» **The data**
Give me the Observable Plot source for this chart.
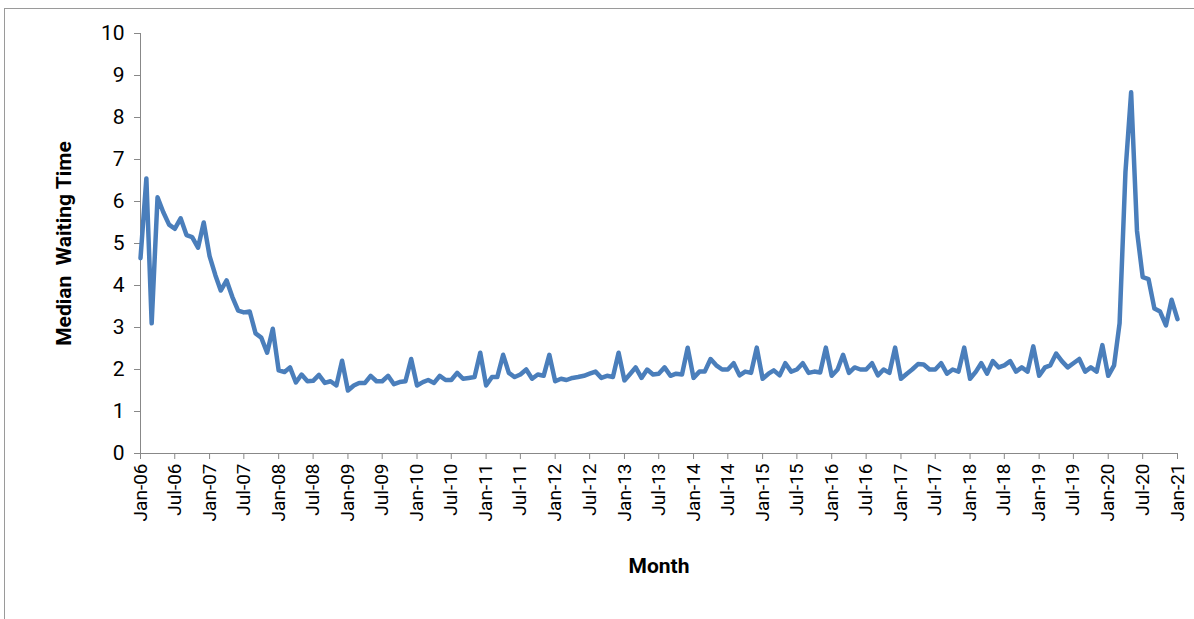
<!DOCTYPE html>
<html>
<head>
<meta charset="utf-8">
<script src="https://cdn.jsdelivr.net/npm/d3@7"></script>
<script src="https://cdn.jsdelivr.net/npm/@observablehq/plot@0.6"></script>
<style>
  body { margin: 0; background: #fff; }
  #frame { position: absolute; left: 4px; top: 8px; width: 1190px; height: 620px; border: 1px solid #9a9a9a; border-right: none; border-bottom: none; }
  #chart { position: absolute; left: 0; top: 0; }
</style>
</head>
<body>
<div id="frame"></div>
<div id="chart"></div>
<script>
// valeurs mensuelles, janv. 2006 -> janv. 2021
const startYear = 2006
const medianWait = [
  4.65, 6.55, 3.1, 6.1, 5.75, 5.45, 5.35, 5.6, 5.2, 5.15, 4.9, 5.5,
  4.7, 4.24, 3.88, 4.12, 3.73, 3.4, 3.36, 3.38, 2.86, 2.76, 2.4, 2.97,
  1.98, 1.94, 2.05, 1.69, 1.88, 1.72, 1.73, 1.87, 1.68, 1.72, 1.62, 2.21,
  1.5, 1.62, 1.68, 1.68, 1.85, 1.72, 1.72, 1.85, 1.65, 1.7, 1.72, 2.25,
  1.62, 1.7, 1.75, 1.68, 1.85, 1.75, 1.75, 1.92, 1.78, 1.8, 1.82, 2.4,
  1.62, 1.82, 1.82, 2.35, 1.92, 1.82, 1.88, 2.0, 1.78, 1.88, 1.85, 2.35,
  1.72, 1.78, 1.75, 1.8, 1.82, 1.85, 1.9, 1.95, 1.8, 1.85, 1.82, 2.4,
  1.74, 1.9, 2.05, 1.8, 2.0, 1.88, 1.9, 2.05, 1.85, 1.9, 1.88, 2.52,
  1.8, 1.95, 1.95, 2.25, 2.1, 2.0, 2.0, 2.15, 1.86, 1.95, 1.92, 2.52,
  1.78, 1.9, 1.98, 1.86, 2.15, 1.95, 2.0, 2.15, 1.92, 1.95, 1.93, 2.52,
  1.85, 2.0, 2.35, 1.92, 2.05, 2.0, 2.0, 2.15, 1.86, 2.0, 1.92, 2.52,
  1.78, 1.9, 2.0, 2.13, 2.12, 2.0, 2.0, 2.15, 1.9, 2.0, 1.95, 2.52,
  1.78, 1.95, 2.15, 1.9, 2.2, 2.05, 2.1, 2.2, 1.95, 2.05, 1.95, 2.55,
  1.85, 2.05, 2.1, 2.38, 2.2, 2.05, 2.15, 2.25, 1.95, 2.05, 1.95, 2.58,
  1.85, 2.1, 3.1, 6.7, 8.6, 5.3, 4.2, 4.15, 3.45, 3.38, 3.05, 3.66,
  3.2
]
const yTicks = [0, 1, 2, 3, 4, 5, 6, 7, 8, 9, 10]

const data = medianWait.map((v, i) => ({ month: new Date(Date.UTC(startYear, i, 1)), value: v }))
const x0 = data[0].month, x1 = data[data.length - 1].month
const xTicks = d3.utcMonth.every(6).range(x0, d3.utcMonth.offset(x1, 1))

const chart = Plot.plot({
  width: 1194,
  height: 600,
  marginLeft: 140,
  marginRight: 17,
  marginTop: 33,
  marginBottom: 147,
  style: { fontFamily: "Roboto, sans-serif", fontSize: "19px", color: "#000" },
  x: { type: "utc", domain: [x0, x1] },
  y: { domain: [0, 10] },
  marks: [
    Plot.axisY({ ticks: yTicks, tickSize: 6, tickPadding: 10, stroke: "#888", fontSize: 21, label: null }),
    Plot.axisX({ ticks: xTicks, tickFormat: d3.utcFormat("%b-%y"), tickRotate: -90, tickSize: 6, tickPadding: 4, stroke: "#888", fontSize: 19, label: null }),
    Plot.ruleX([x0], { stroke: "#888" }),
    Plot.ruleY([0], { stroke: "#888" }),
    Plot.line(data, { x: "month", y: "value", stroke: "#4a7ebb", strokeWidth: 4.5, strokeLinejoin: "round" }),
    Plot.text(["Median  Waiting Time"], { frameAnchor: "left", dx: -76, rotate: -90, textAnchor: "middle", fontWeight: "bold", fontSize: 21 }),
    Plot.text(["Month"], { frameAnchor: "bottom", dy: 119, fontWeight: "bold", fontSize: 21 })
  ]
})
document.getElementById("chart").append(chart)
</script>
</body>
</html>
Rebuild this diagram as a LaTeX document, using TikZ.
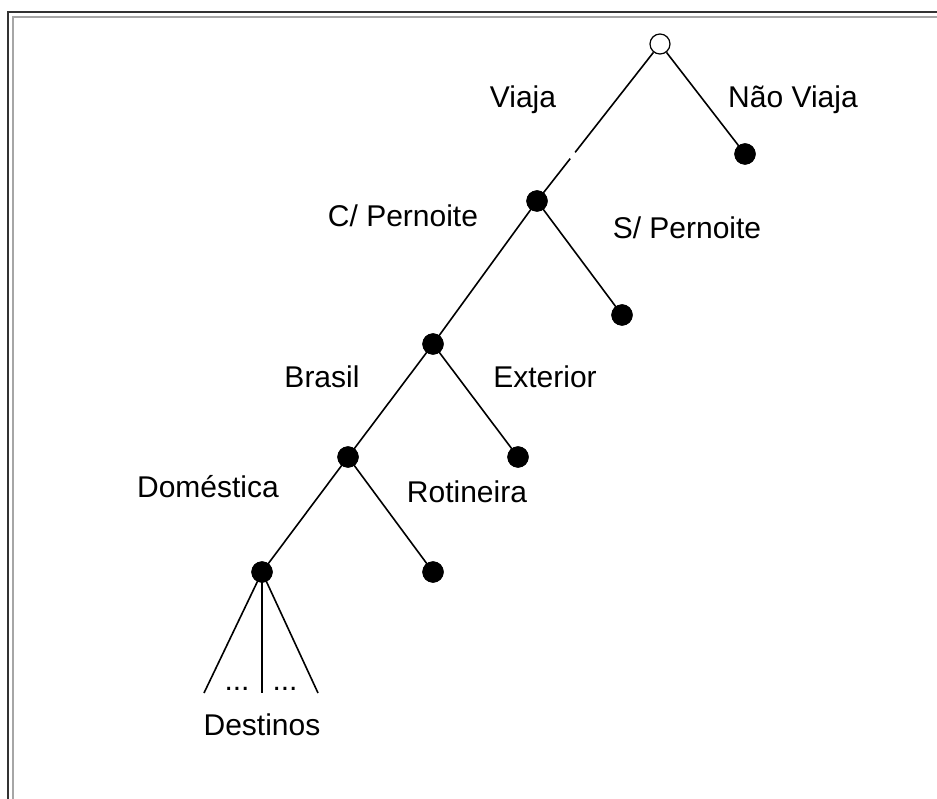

» **Task details**
Copy the data character for character, but drop all pictures from the copy.

» **Task solution**
Give me the Observable Plot source for this chart.
<!DOCTYPE html>
<html>
<head>
<meta charset="utf-8">
<script src="https://cdn.jsdelivr.net/npm/d3@7"></script>
<script src="https://cdn.jsdelivr.net/npm/@observablehq/plot@0.6"></script>
<style>
  body { margin: 0; background: #fff; }
  #frame { position: absolute; left: 4px; top: 8px; width: 1190px; height: 620px; border: 1px solid #9a9a9a; border-right: none; border-bottom: none; }
  #chart { position: absolute; left: 0; top: 0; }
</style>
</head>
<body>
<div id="frame"></div>
<div id="chart"></div>
<script>
// valeurs mensuelles, janv. 2006 -> janv. 2021
const startYear = 2006
const medianWait = [
  4.65, 6.55, 3.1, 6.1, 5.75, 5.45, 5.35, 5.6, 5.2, 5.15, 4.9, 5.5,
  4.7, 4.24, 3.88, 4.12, 3.73, 3.4, 3.36, 3.38, 2.86, 2.76, 2.4, 2.97,
  1.98, 1.94, 2.05, 1.69, 1.88, 1.72, 1.73, 1.87, 1.68, 1.72, 1.62, 2.21,
  1.5, 1.62, 1.68, 1.68, 1.85, 1.72, 1.72, 1.85, 1.65, 1.7, 1.72, 2.25,
  1.62, 1.7, 1.75, 1.68, 1.85, 1.75, 1.75, 1.92, 1.78, 1.8, 1.82, 2.4,
  1.62, 1.82, 1.82, 2.35, 1.92, 1.82, 1.88, 2.0, 1.78, 1.88, 1.85, 2.35,
  1.72, 1.78, 1.75, 1.8, 1.82, 1.85, 1.9, 1.95, 1.8, 1.85, 1.82, 2.4,
  1.74, 1.9, 2.05, 1.8, 2.0, 1.88, 1.9, 2.05, 1.85, 1.9, 1.88, 2.52,
  1.8, 1.95, 1.95, 2.25, 2.1, 2.0, 2.0, 2.15, 1.86, 1.95, 1.92, 2.52,
  1.78, 1.9, 1.98, 1.86, 2.15, 1.95, 2.0, 2.15, 1.92, 1.95, 1.93, 2.52,
  1.85, 2.0, 2.35, 1.92, 2.05, 2.0, 2.0, 2.15, 1.86, 2.0, 1.92, 2.52,
  1.78, 1.9, 2.0, 2.13, 2.12, 2.0, 2.0, 2.15, 1.9, 2.0, 1.95, 2.52,
  1.78, 1.95, 2.15, 1.9, 2.2, 2.05, 2.1, 2.2, 1.95, 2.05, 1.95, 2.55,
  1.85, 2.05, 2.1, 2.38, 2.2, 2.05, 2.15, 2.25, 1.95, 2.05, 1.95, 2.58,
  1.85, 2.1, 3.1, 6.7, 8.6, 5.3, 4.2, 4.15, 3.45, 3.38, 3.05, 3.66,
  3.2
]
const yTicks = [0, 1, 2, 3, 4, 5, 6, 7, 8, 9, 10]

const data = medianWait.map((v, i) => ({ month: new Date(Date.UTC(startYear, i, 1)), value: v }))
const x0 = data[0].month, x1 = data[data.length - 1].month
const xTicks = d3.utcMonth.every(6).range(x0, d3.utcMonth.offset(x1, 1))

const chart = Plot.plot({
  width: 1194,
  height: 600,
  marginLeft: 140,
  marginRight: 17,
  marginTop: 33,
  marginBottom: 147,
  style: { fontFamily: "Roboto, sans-serif", fontSize: "19px", color: "#000" },
  x: { type: "utc", domain: [x0, x1] },
  y: { domain: [0, 10] },
  marks: [
    Plot.axisY({ ticks: yTicks, tickSize: 6, tickPadding: 10, stroke: "#888", fontSize: 21, label: null }),
    Plot.axisX({ ticks: xTicks, tickFormat: d3.utcFormat("%b-%y"), tickRotate: -90, tickSize: 6, tickPadding: 4, stroke: "#888", fontSize: 19, label: null }),
    Plot.ruleX([x0], { stroke: "#888" }),
    Plot.ruleY([0], { stroke: "#888" }),
    Plot.line(data, { x: "month", y: "value", stroke: "#4a7ebb", strokeWidth: 4.5, strokeLinejoin: "round" }),
    Plot.text(["Median  Waiting Time"], { frameAnchor: "left", dx: -76, rotate: -90, textAnchor: "middle", fontWeight: "bold", fontSize: 21 }),
    Plot.text(["Month"], { frameAnchor: "bottom", dy: 119, fontWeight: "bold", fontSize: 21 })
  ]
})
document.getElementById("chart").append(chart)
</script>
</body>
</html>
Rebuild this diagram as a LaTeX document, using TikZ.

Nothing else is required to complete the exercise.